Loving my inner & outer divine Feminine.
And also allowing my wild sides of each my inner divine Feminine to run wild, free & merge with my partner when that sacred moment takes place.
You’ll be surprised how free & wild you feel with the right partner.
And in my case my 1st partner wasn’t a great match for me.
Neither were the 6 1xnight stands that followed (a time I was depressed, suicidal & desperate for love & validation).
Took a while but eventually I let my guard & walls down with my partner (it didn’t just happen in an instant. It took years for me to fully be myself after the carnage & damage from my 1st relationship).
As I look to the left side of me at my partner.
I can’t believe how chilled I am in these moments whilst he’s next to me.
Even whilst he’s mildly swearing at a game level he didn’t pass.
In these moments I feel to say.
Be with your partner.
Hold them.
Nurture them.
Care for them.
Encourage them.
Nourish them.
Love them.
Support them.
Actively listen & genuinely be there for them.
Every day & moment doesn’t need to be a battlefield & choose your battles wisely as the damage can last for years in the mind of your loved one/partner.
Some of us really do have the memory capacity of an elephant (I’m sure you’ll be familiar with the saying- “An elephant never forgets”).
Also if you have little ones remember you’re setting an example of how to be treated/treat someone when they get older.
*Remember*
If you show them hate/arguments/abuse that’s what they will project onto others in their adult lives/relationships.
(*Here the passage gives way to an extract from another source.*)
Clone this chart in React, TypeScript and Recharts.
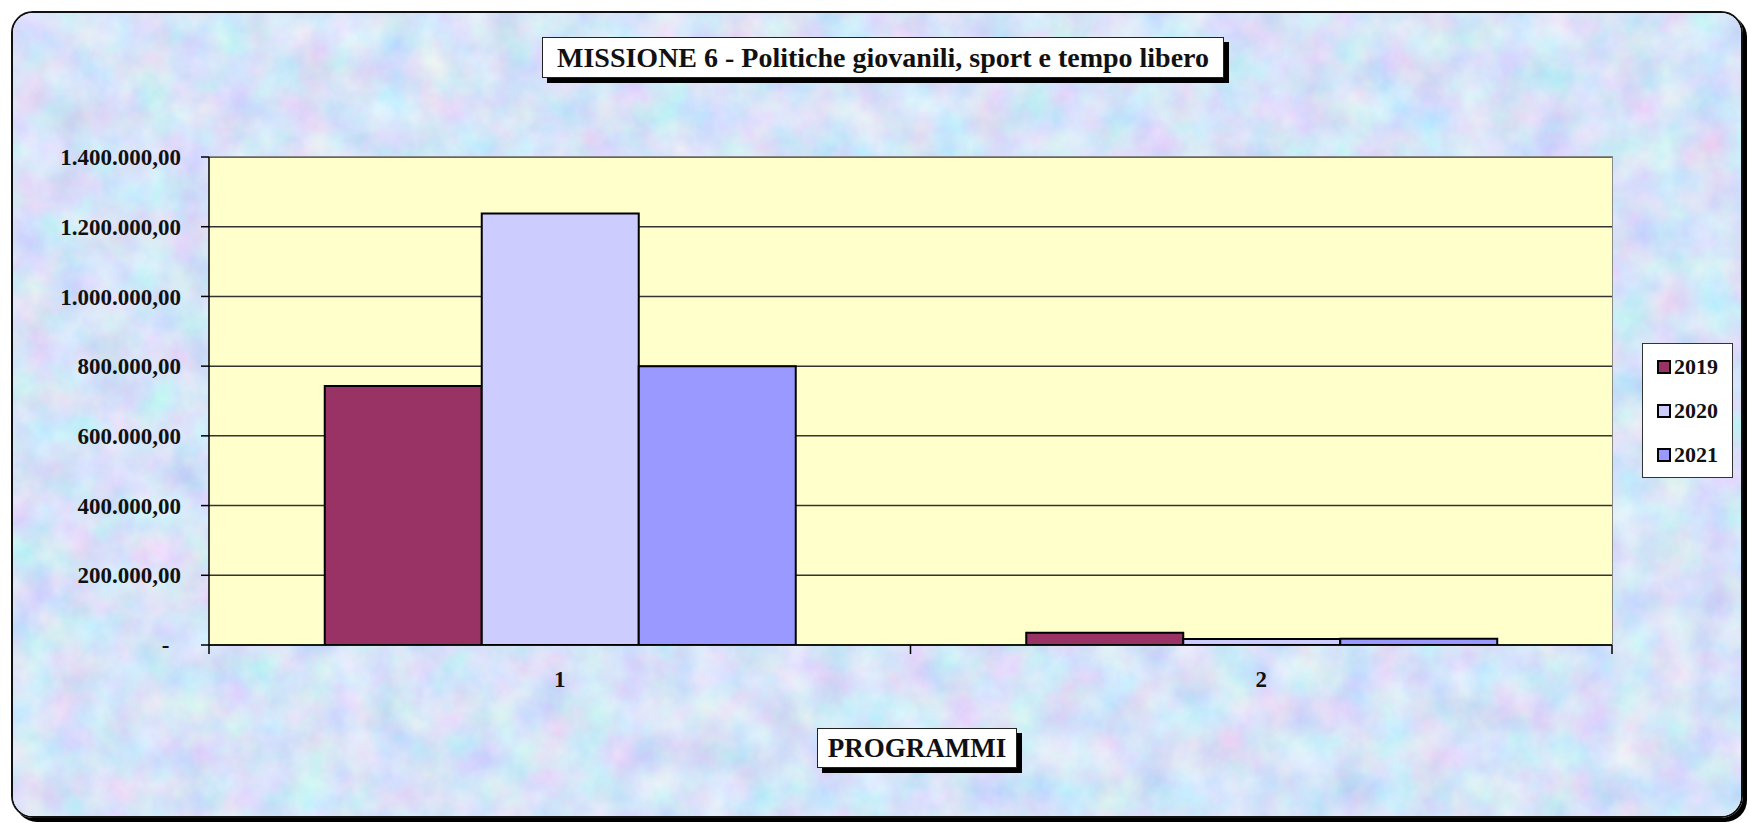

I know all relationships have there ups & downs (when I sometimes hear that. It sounds like a cop-out to normalise arguments 🤨🙄).
Please try to keep adult matters away from the children (I know it’s easier said than done when your in that battlefield moment).
I’m gonna leave the blog there before I rabbit on about anything random that pops/comes to mind (pardon the naughty pun 🤣).
Wherever you are in the world/Great Mother Gaia. I hope you have a blessed day/night.